Sentiment Analysis for Bank of America

Inspiration :

To be able to build a machine learning model that could predict the sentiment of twitter data

What it does :

We get 5000 random tweets about USbanks using twitter API and analyze the sentiment whether it's a positive, negative or neutral tweets for the banks.

How we built it :

After get the tweets from Twitter API, we preprocess the data by removing punctuations from the tweets, converting tweet strings to lowercase, tokenizing the tweets, removing stopwords and Lemmatizing the tweets using POS tags. Getting the polarity of the tweets by vader sentiment analysis to get the target variable(prediction). Polarity divides the tweets into positive, negative and neutral tweets. Then we convert strings to vectors and then applying TF-IDF to vectors to check how relevant are the words. By applying naive bayes multinomial classifier we got the accuracy of 80.11 percent, by random forest classifier we got the accuracy of 84.24 percent.

Challenges we ran into :

We did not have a label dataset on which we could train and then test our model so we create the target by using vader sentiment. However this is not the best approach. We could have analyzed more could have used clustering algorithms for unsupervised data.
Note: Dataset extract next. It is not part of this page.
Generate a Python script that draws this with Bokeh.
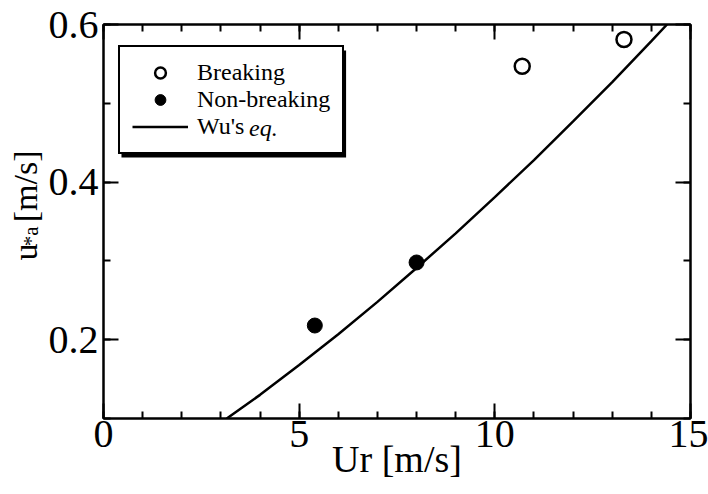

Accomplishments that we're proud of :

This is the very basic model. We think to start with NLP we are good to go but in real time project we need to dive in more advance methods such as RNN or LSTM.

What we learned :

This was our first hackathon event so it was overwhelming experience, knowing people, exchanging ideas, learning from different teams and at last applying and testing our knowledge what we know and how much more we could do.